Granted, there's considerable hoopla about electric power these days, but EVs are not practical solutions for the average consumer. There is no nationally-recognized charging infrastructure on the horizon, nor are EVs logical in terms of cost or utility for the typical buyer. For example, at the top of the electric consumer mountain the Tesla stands alone at an MSRP of $140,000. For that price, you get loads of style and blazing speed, just as long as you only want to go fast for 200 miles. At that point, the Tesla's elegant automobile 'du art turns into a monument to the hubris of technology.

On the other hand, there are other more affordable options, including the Think City, Phoenix Light Truck or Aptera Typ-1, where MSRPs are a bit more reasonable ranging from $27,000 to $45,000, but these vehicles provide their own challenges in the form of even more limited ranges of 100 to 130 miles. Then, once these vehicles are fully discharged, in order to re-energize them it takes an average of 7 hours.

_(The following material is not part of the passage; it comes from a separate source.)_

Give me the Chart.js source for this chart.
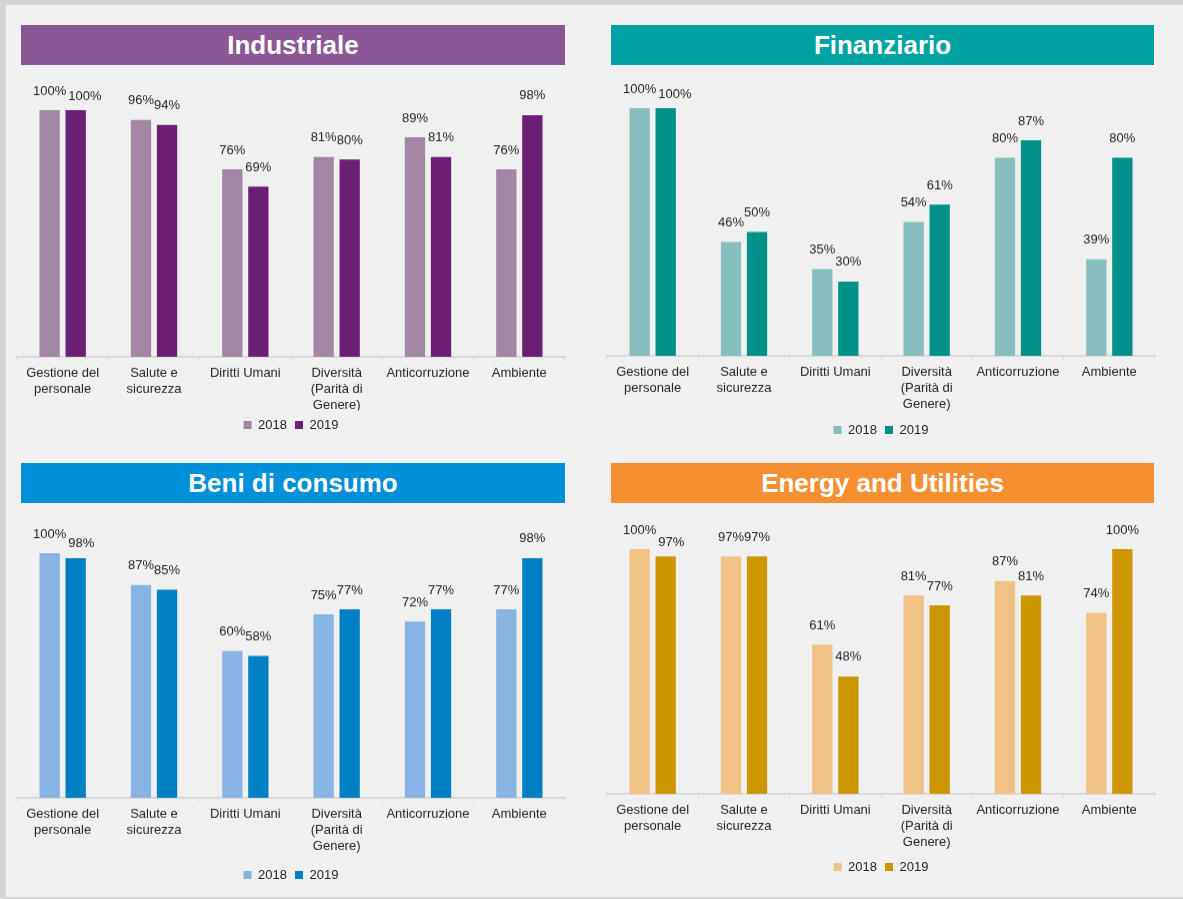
<!DOCTYPE html>
<html lang="it">
<head>
<meta charset="utf-8">
<title>Temi ESG per settore 2018-2019</title>
<script src="https://cdn.jsdelivr.net/npm/chart.js@4.4.1/dist/chart.umd.min.js"></script>
<style>
  html, body { margin: 0; padding: 0; }
  body {
    width: 1183px; height: 899px; position: relative; overflow: hidden;
    background: #d5d5d5;
    font-family: "Liberation Sans", Arial, sans-serif;
  }
  #sfondo { position: absolute; left: 6px; top: 5px; width: 1177px; height: 892px; background: #f0f0f0; }
  .titolo {
    position: absolute; height: 40px; line-height: 40px;
    color: #fff; font-weight: bold; font-size: 26px; text-align: center;
  }
  .grafico { position: absolute; width: 568px; }
</style>
</head>
<body>
<div id="sfondo"></div>

<div class="titolo" style="left:21px;top:25px;width:544px;background:#8b5796">Industriale</div>
<div class="titolo" style="left:611px;top:25px;width:543px;background:#00a3a2">Finanziario</div>
<div class="titolo" style="left:21px;top:463px;width:544px;background:#0090da">Beni di consumo</div>
<div class="titolo" style="left:611px;top:463px;width:543px;background:#f58f32">Energy and Utilities</div>

<div class="grafico" id="box-industriale" style="left:7px"><canvas id="industriale"></canvas></div>
<div class="grafico" id="box-finanziario" style="left:597px"><canvas id="finanziario"></canvas></div>
<div class="grafico" id="box-beni" style="left:7px"><canvas id="beni"></canvas></div>
<div class="grafico" id="box-energy" style="left:597px"><canvas id="energy"></canvas></div>

<script>
// categorie e anni comuni ai quattro settori
const categorie = [
  ['Gestione del', 'personale'],
  ['Salute e', 'sicurezza'],
  'Diritti Umani',
  ['Diversità', '(Parità di', 'Genere)'],
  'Anticorruzione',
  'Ambiente'
];
const anni = ['2018', '2019'];

// percentuali per settore
const industriale2018 = [100, 96, 76, 81, 89, 76];
const industriale2019 = [100, 94, 69, 80, 81, 98];
const finanziario2018 = [100, 46, 35, 54, 80, 39];
const finanziario2019 = [100, 50, 30, 61, 87, 80];
const beni2018 = [100, 87, 60, 75, 72, 77];
const beni2019 = [98, 85, 58, 77, 77, 98];
const energy2018 = [100, 97, 61, 81, 87, 74];
const energy2019 = [97, 97, 48, 77, 81, 100];

Chart.defaults.font.family = '"Liberation Sans", Arial, sans-serif';
Chart.defaults.color = '#333';

const FONT = 13;
const LEGEND_PAD = 8;

// etichette "xx%" sopra le barre, spostate se le due del gruppo si toccano
const etichetteValori = {
  id: 'etichetteValori',
  afterDatasetsDraw(chart) {
    const ctx = chart.ctx;
    ctx.save();
    ctx.font = FONT + 'px "Liberation Sans", Arial, sans-serif';
    ctx.fillStyle = '#262626';
    ctx.textAlign = 'center';
    ctx.textBaseline = 'middle';
    const m0 = chart.getDatasetMeta(0);
    const m1 = chart.getDatasetMeta(1);
    m0.data.forEach((b0, i) => {
      const b1 = m1.data[i];
      const t0 = chart.data.datasets[0].data[i] + '%';
      const t1 = chart.data.datasets[1].data[i] + '%';
      const w0 = ctx.measureText(t0).width;
      const w1 = ctx.measureText(t1).width;
      let x0 = b0.x, y0 = b0.y - 19;
      let x1 = b1.x, y1 = b1.y - 19;
      const sovrapp = (x0 + w0 / 2) - (x1 - w1 / 2);
      if (sovrapp > 0 && Math.abs(y0 - y1) < 14) {
        x1 += sovrapp + 2;
        y1 += 5;
      }
      ctx.fillText(t0, x0, y0);
      ctx.fillText(t1, x1, y1);
    });
    ctx.restore();
  }
};

function creaGrafico(id, dati2018, dati2019, colori, pos) {
  // pos: top del canvas, y della barra al 100%, y dell'asse, y della legenda
  const padTop = pos.y100 - pos.top;
  const xH = pos.legenda - LEGEND_PAD - FONT / 2 - pos.asse;
  const legH = LEGEND_PAD * 2 + FONT + 2;
  const box = document.getElementById('box-' + id);
  box.style.top = pos.top + 'px';
  box.style.height = (padTop + (pos.asse - pos.y100) + xH + legH) + 'px';

  new Chart(document.getElementById(id), {
    type: 'bar',
    data: {
      labels: categorie,
      datasets: [
        { label: anni[0], data: dati2018, backgroundColor: colori[0] },
        { label: anni[1], data: dati2019, backgroundColor: colori[1] }
      ]
    },
    options: {
      responsive: true,
      maintainAspectRatio: false,
      animation: false,
      categoryPercentage: 0.57,
      barPercentage: 0.78,
      layout: { padding: { top: padTop, left: 10, right: 10, bottom: 0 } },
      scales: {
        x: {
          grid: { drawOnChartArea: false, drawTicks: true, tickLength: 4, color: '#d9d9d9', offset: true },
          border: { color: '#d9d9d9', width: 2 },
          ticks: {
            color: '#262626', font: { size: FONT, lineHeight: 1.25 },
            padding: 4, maxRotation: 0, autoSkip: false
          },
          afterFit(scale) { scale.height = xH; }
        },
        y: { display: false, min: 0, max: 100 }
      },
      plugins: {
        legend: {
          position: 'bottom',
          labels: { boxWidth: 8, boxHeight: 8, color: '#262626', font: { size: FONT }, padding: LEGEND_PAD }
        },
        tooltip: { enabled: false }
      }
    },
    plugins: [etichetteValori]
  });
}

creaGrafico('industriale', industriale2018, industriale2019, ['#a287a4', '#6b1f75'],
  { top: 66, y100: 110, asse: 356, legenda: 424 });
creaGrafico('finanziario', finanziario2018, finanziario2019, ['#86bfbd', '#00908a'],
  { top: 66, y100: 108, asse: 355, legenda: 429 });
creaGrafico('beni', beni2018, beni2019, ['#88b4e3', '#0080c4'],
  { top: 504, y100: 553, asse: 797, legenda: 874 });
creaGrafico('energy', energy2018, energy2019, ['#f0c285', '#cc9600'],
  { top: 504, y100: 549, asse: 793, legenda: 866 });
</script>
</body>
</html>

So, unless you live in a highly-urban area, where the goal is to go a mile or so and back for a gallon of milk, (averaging $2.65 nationally by the way), you are going to be spending a lot of time plugging in and out. Finally, there is a "gotcha" operating cost in the mix, since regularly charging your EV on the local electric grid, will ultimately come back to haunt the consumer downstream based on higher localized electric utility costs.

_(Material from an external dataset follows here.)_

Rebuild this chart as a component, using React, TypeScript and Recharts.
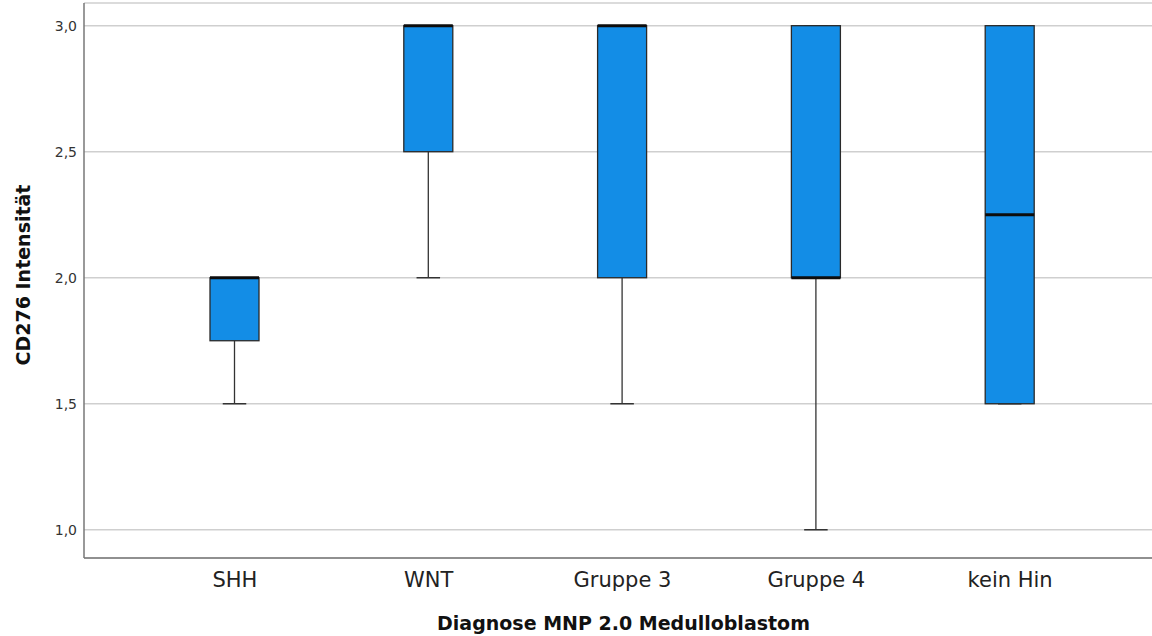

However, although it is obvious that there's no such thing as a free lunch, there are more reasonably priced and readily-available solutions to the dual issues of cost and energy security in this country. Perhaps the most important of all of these opportunities, is a national commitment to the development of compressed natural gas (CNG) solutions for consumer cars.

For example, according to Q4 2010 prices, the base cost of a gasoline gallon equivalent (gge) of CNG is $0.85, where the national average of a gallon of refined gasoline is currently $2.97 for 87 Octane. Obviously the cost variance is clear, but additional development cost economies can be easily leveraged by the CNG industry's long-history with the conversion of gasoline to Liquid Natural Gas (LNG), or Liquid Propane Gas (LPG) engines for fleet vehicle use.

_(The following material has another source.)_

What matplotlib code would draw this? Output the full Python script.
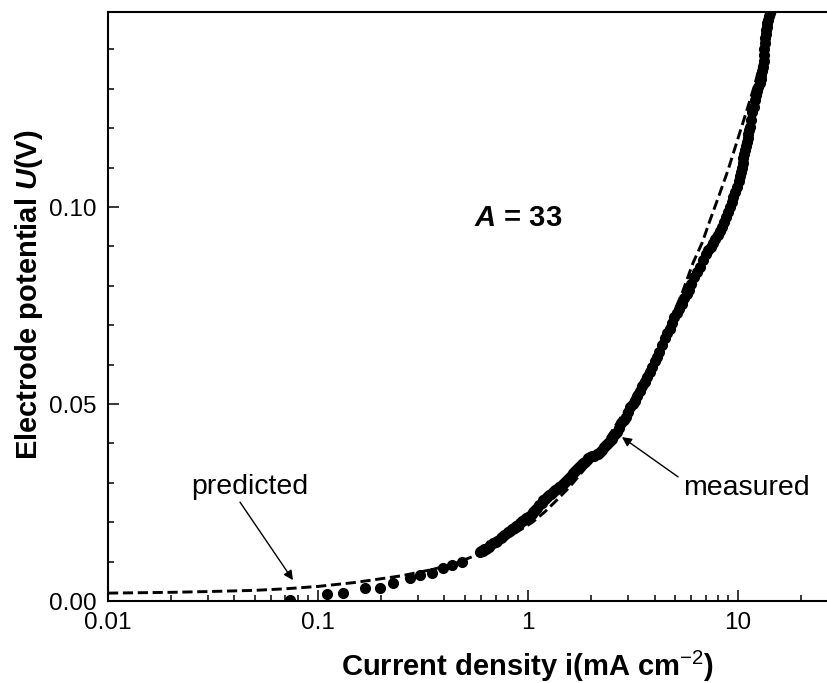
import numpy as np
import matplotlib
matplotlib.use('Agg')
import matplotlib.pyplot as plt
from matplotlib.ticker import MultipleLocator, FixedLocator, FixedFormatter, LogLocator, NullFormatter

plt.rcParams['font.family'] = ['Liberation Sans', 'DejaVu Sans']
plt.rcParams['mathtext.fontset'] = 'custom'
plt.rcParams['mathtext.it'] = 'Liberation Sans:italic:bold'
plt.rcParams['mathtext.rm'] = 'Liberation Sans'
plt.rcParams['mathtext.bf'] = 'Liberation Sans:bold'

# measured data (current density mA/cm2, potential V)
i_meas = [0.0736, 0.110, 0.131, 0.168, 0.197, 0.228, 0.274, 0.306, 0.349, 0.394, 0.435, 0.484,
          0.59, 0.61, 0.63, 0.65, 0.68, 0.71, 0.74, 0.77, 0.80, 0.84, 0.88, 0.92, 0.96, 1.00,
          1.04, 1.08, 1.13, 1.18, 1.23, 1.28, 1.34, 1.40, 1.46, 1.53, 1.60, 1.67, 1.74, 1.82,
          1.90, 1.97, 2.05, 2.12, 2.20, 2.30, 2.40, 2.50, 2.60, 2.72, 2.85, 3.00, 3.15, 3.30,
          3.50, 3.69, 3.90, 4.10, 4.35, 4.59, 4.85, 5.10, 5.40, 5.71, 6.00, 6.40, 6.81, 7.20,
          7.60, 8.00, 8.40, 8.80, 9.16, 9.50, 9.90, 10.2, 10.4, 10.6, 10.8, 11.0, 11.2, 11.4,
          11.7, 12.0, 12.3, 12.7, 12.9, 13.2, 13.3, 13.4, 13.55, 13.7, 13.9, 14.2, 14.4]
U_meas = [0.0003, 0.0018, 0.0020, 0.0033, 0.0033, 0.0046, 0.0058, 0.0066, 0.0071, 0.0084, 0.0091, 0.0099,
          0.0124, 0.0128, 0.0133, 0.0138, 0.0146, 0.0153, 0.0160, 0.0167, 0.0174, 0.0182, 0.0190, 0.0198, 0.0206, 0.0213,
          0.0221, 0.0230, 0.0243, 0.0256, 0.0264, 0.0272, 0.0281, 0.0289, 0.0297, 0.0307, 0.0318, 0.0330, 0.0340, 0.0350,
          0.0358, 0.0365, 0.0368, 0.0372, 0.0378, 0.0390, 0.0400, 0.0412, 0.0425, 0.0440, 0.0460, 0.0480, 0.0500, 0.0520,
          0.0545, 0.0569, 0.0595, 0.0620, 0.0650, 0.0680, 0.0705, 0.0730, 0.0755, 0.0780, 0.0805, 0.0835, 0.0865, 0.0890,
          0.0909, 0.0930, 0.0949, 0.0975, 0.1000, 0.1025, 0.1050, 0.1080, 0.1100, 0.1125, 0.1145, 0.1165, 0.1185, 0.1203,
          0.1240, 0.1272, 0.1295, 0.1315, 0.1335, 0.1355, 0.1385, 0.1416, 0.1440, 0.1457, 0.1475, 0.1492, 0.1510]

# more measured points in the dense part of the band
i_meas2 = [0.60, 0.62, 0.66, 0.70, 0.75, 0.82, 0.86, 0.90, 0.94, 0.98, 1.02, 1.06, 1.10, 1.16, 1.21,
           1.26, 1.31, 1.37, 1.43, 1.50, 1.57, 1.64, 1.71, 1.78, 1.86, 1.94, 2.01, 2.16, 2.25, 2.35,
           2.45, 2.55, 2.66, 2.78, 2.92, 3.07, 3.22, 3.40, 3.60, 3.80, 4.00, 4.22, 4.47, 4.72, 4.97,
           5.25, 5.55, 5.85, 6.20, 6.60, 7.00, 7.40, 7.80, 8.20, 8.60, 8.98, 9.33, 9.70, 10.05, 10.3,
           10.5, 10.7, 10.9, 11.1, 11.3, 11.55, 11.85, 12.15, 12.5, 12.8, 13.05, 13.25, 13.35, 13.5,
           13.62, 13.8, 14.05, 14.3]
U_meas2 = [0.0127, 0.0131, 0.0142, 0.0150, 0.0163, 0.0178, 0.0186, 0.0194, 0.0202, 0.0210, 0.0217, 0.0226,
           0.0236, 0.0250, 0.0260, 0.0268, 0.0277, 0.0285, 0.0293, 0.0302, 0.0313, 0.0325, 0.0335, 0.0345,
           0.0354, 0.0362, 0.0367, 0.0374, 0.0384, 0.0395, 0.0406, 0.0420, 0.0430, 0.0452, 0.0468, 0.0492,
           0.0508, 0.0532, 0.0555, 0.0580, 0.0610, 0.0632, 0.0668, 0.0690, 0.0720, 0.0740, 0.0770, 0.0790,
           0.0822, 0.0848, 0.0880, 0.0898, 0.0920, 0.0940, 0.0962, 0.0988, 0.1012, 0.1038, 0.1065, 0.1090,
           0.1112, 0.1135, 0.1155, 0.1175, 0.1195, 0.1222, 0.1255, 0.1285, 0.1305, 0.1325, 0.1345, 0.1370,
           0.1400, 0.1428, 0.1450, 0.1466, 0.1484, 0.1500]

# predicted curve
i_pred = [0.01, 0.02, 0.03, 0.05, 0.07, 0.1, 0.15, 0.25, 0.35, 0.45, 0.6, 0.8, 1.05, 1.2, 1.37, 1.58,
          2.0, 2.5, 3.0, 4.0, 5.4, 6.1, 6.74, 7.36, 8.2, 8.96, 10.0, 11.0, 12.0, 13.0, 14.0, 15.0]
U_pred = [0.0020, 0.0022, 0.0024, 0.0027, 0.0031, 0.0037, 0.0047, 0.0064, 0.0080, 0.0095, 0.0122, 0.0160,
          0.0200, 0.0226, 0.0256, 0.0290, 0.0355, 0.0430, 0.0495, 0.0620, 0.0780, 0.0858, 0.0909, 0.0967,
          0.1036, 0.1094, 0.1175, 0.1245, 0.1310, 0.1380, 0.1450, 0.1520]

fig = plt.figure(figsize=(8.28, 6.83), dpi=100)
ax = fig.add_axes([108/828, 82/683, 720/828, 589/683])

ax.plot(i_meas, U_meas, 'o', color='black', ms=7, mec='black')
ax.plot(i_meas2, U_meas2, 'o', color='black', ms=7, mec='black')
ax.plot(i_pred, U_pred, color='black', lw=2.1, linestyle=(0, (3.5, 1.6)))

ax.set_xscale('log')
ax.set_xlim(0.01, 26.8)
ax.set_ylim(0, 0.1495)

ax.xaxis.set_major_locator(FixedLocator([0.01, 0.1, 1, 10]))
ax.xaxis.set_major_formatter(FixedFormatter(['0.01', '0.1', '1', '10']))
ax.xaxis.set_minor_locator(LogLocator(base=10, subs=np.arange(2, 10)))
ax.xaxis.set_minor_formatter(NullFormatter())
ax.yaxis.set_major_locator(MultipleLocator(0.05))
ax.yaxis.set_minor_locator(MultipleLocator(0.01))
ax.yaxis.set_major_formatter(plt.FormatStrFormatter('%.2f'))

ax.tick_params(which='both', direction='in', top=False, right=False, width=1.1, labelsize=17.5, pad=8)
ax.tick_params(which='major', length=8)
ax.tick_params(which='minor', length=4.5)
for s in ['left', 'bottom', 'top']:
    ax.spines[s].set_linewidth(1.5)
ax.spines['right'].set_visible(False)

ax.set_xlabel('Current density i(mA cm$^{-2}$)', fontsize=21, fontweight='bold')
ax.set_ylabel('Electrode potential $U$(V)', fontsize=21, fontweight='bold')
ax.xaxis.set_label_coords(0.583, -0.082)
ax.yaxis.set_label_coords(-0.087, 0.52)

ax.text(0.896, 0.0972, '$A$ = 33', fontsize=21, fontweight='bold', ha='center', va='center')

ax.text(0.0474, 0.0289, 'predicted', fontsize=20.5, ha='center', va='center')
ax.annotate('', xy=(0.076, 0.0053), xytext=(0.0425, 0.0251),
            arrowprops=dict(arrowstyle='-|>', color='black', lw=1, mutation_scale=14, shrinkA=0, shrinkB=0))
ax.text(10.9, 0.0287, 'measured', fontsize=20.5, ha='center', va='center')
ax.annotate('', xy=(2.80, 0.0416), xytext=(5.18, 0.0315),
            arrowprops=dict(arrowstyle='-|>', color='black', lw=1, mutation_scale=14, shrinkA=0, shrinkB=0))

plt.savefig('out.png', dpi=100)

Further, the EPA is already embedded within the gas industry, and any cost burdens are already included as part of daily gge averages, so any follow-in regulatory price impacts will be limited to some degree. Finally, there is the fact that the North American continent harbors perhaps the greatest concentration of natural gas in the world, so supply will be plentiful and domestically controlled for the foreseeable future. All in all then, the question comes down to "why haven't we done something about this?" Frankly, 'tis a puzzlement. However, along with the already-proven cost efficiencies of CNG offered by the fleet vehicle industry, there are several well-known energy evangelists trying to dent the illogic of the "electric-first" auto solution now, including Boone Pickens, although to date CNG's value still needs more marketing/promotion push. Nonetheless, all one really needs to do is to take a long, honest look at the economic burden necessary to develop "whole-cloth" national high-rate electric car production, and perhaps the differences between the hiss of CNG, versus the buzz of electric power will become more obvious.